Instruction → Please transcribe the listing below in full and word for word, without its pictures.

• • • •

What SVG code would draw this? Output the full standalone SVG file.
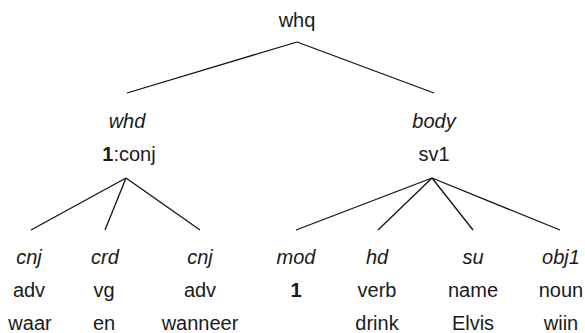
<svg xmlns="http://www.w3.org/2000/svg" width="585" height="333" viewBox="0 0 585 333">
<style>
text{font-family:"Liberation Sans",Arial,sans-serif;font-size:20px;fill:#1a1a1a;text-anchor:middle}
.r{font-style:italic}
.b{font-weight:bold}
.e line{stroke:#111;stroke-width:1.3;fill:none}
</style>
<rect width="585" height="333" fill="#fff"/>
<g id="connectors" class="e">
<line x1="297" y1="42" x2="127" y2="93"/>
<line x1="297" y1="42" x2="434" y2="93"/>
<line x1="126" y1="178" x2="31" y2="230"/>
<line x1="126" y1="178" x2="105" y2="230"/>
<line x1="126" y1="178" x2="200" y2="230"/>
<line x1="432" y1="178" x2="296" y2="230"/>
<line x1="432" y1="178" x2="378" y2="230"/>
<line x1="432" y1="178" x2="473" y2="230"/>
<line x1="432" y1="178" x2="560" y2="230"/>
</g>
<g id="n-whq"><text x="297" y="27">whq</text></g>
<g id="n-whd"><text class="r" x="127" y="128">whd</text><text x="129" y="161"><tspan class="b">1</tspan>:conj</text></g>
<g id="n-body"><text class="r" x="434" y="128">body</text><text x="434" y="161">sv1</text></g>
<g id="n-cnj1"><text class="r" x="29" y="264">cnj</text><text x="29" y="297">adv</text><text x="30" y="330">waar</text></g>
<g id="n-crd"><text class="r" x="105" y="264">crd</text><text x="104" y="297">vg</text><text x="104" y="330">en</text></g>
<g id="n-cnj2"><text class="r" x="200" y="264">cnj</text><text x="200" y="297">adv</text><text x="200" y="330">wanneer</text></g>
<g id="n-mod"><text class="r" x="296" y="264">mod</text><text class="b" x="296" y="297">1</text></g>
<g id="n-hd"><text class="r" x="377" y="264">hd</text><text x="377" y="297">verb</text><text x="377" y="330">drink</text></g>
<g id="n-su"><text class="r" x="473" y="264">su</text><text x="473" y="297">name</text><text x="473" y="330">Elvis</text></g>
<g id="n-obj1"><text class="r" x="561" y="264">obj1</text><text x="561" y="297">noun</text><text x="561" y="330">wiin</text></g>
</svg>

• • • •

Full solution →
What SVG code would draw this? Output the full standalone SVG file.
<svg xmlns="http://www.w3.org/2000/svg" width="585" height="333" viewBox="0 0 585 333">
<style>
text{font-family:"Liberation Sans",Arial,sans-serif;font-size:20px;fill:#1a1a1a;text-anchor:middle}
.r{font-style:italic}
.b{font-weight:bold}
.e line{stroke:#111;stroke-width:1.3;fill:none}
</style>
<rect width="585" height="333" fill="#fff"/>
<g id="connectors" class="e">
<line x1="297" y1="42" x2="127" y2="93"/>
<line x1="297" y1="42" x2="434" y2="93"/>
<line x1="126" y1="178" x2="31" y2="230"/>
<line x1="126" y1="178" x2="105" y2="230"/>
<line x1="126" y1="178" x2="200" y2="230"/>
<line x1="432" y1="178" x2="296" y2="230"/>
<line x1="432" y1="178" x2="378" y2="230"/>
<line x1="432" y1="178" x2="473" y2="230"/>
<line x1="432" y1="178" x2="560" y2="230"/>
</g>
<g id="n-whq"><text x="297" y="27">whq</text></g>
<g id="n-whd"><text class="r" x="127" y="128">whd</text><text x="129" y="161"><tspan class="b">1</tspan>:conj</text></g>
<g id="n-body"><text class="r" x="434" y="128">body</text><text x="434" y="161">sv1</text></g>
<g id="n-cnj1"><text class="r" x="29" y="264">cnj</text><text x="29" y="297">adv</text><text x="30" y="330">waar</text></g>
<g id="n-crd"><text class="r" x="105" y="264">crd</text><text x="104" y="297">vg</text><text x="104" y="330">en</text></g>
<g id="n-cnj2"><text class="r" x="200" y="264">cnj</text><text x="200" y="297">adv</text><text x="200" y="330">wanneer</text></g>
<g id="n-mod"><text class="r" x="296" y="264">mod</text><text class="b" x="296" y="297">1</text></g>
<g id="n-hd"><text class="r" x="377" y="264">hd</text><text x="377" y="297">verb</text><text x="377" y="330">drink</text></g>
<g id="n-su"><text class="r" x="473" y="264">su</text><text x="473" y="297">name</text><text x="473" y="330">Elvis</text></g>
<g id="n-obj1"><text class="r" x="561" y="264">obj1</text><text x="561" y="297">noun</text><text x="561" y="330">wiin</text></g>
</svg>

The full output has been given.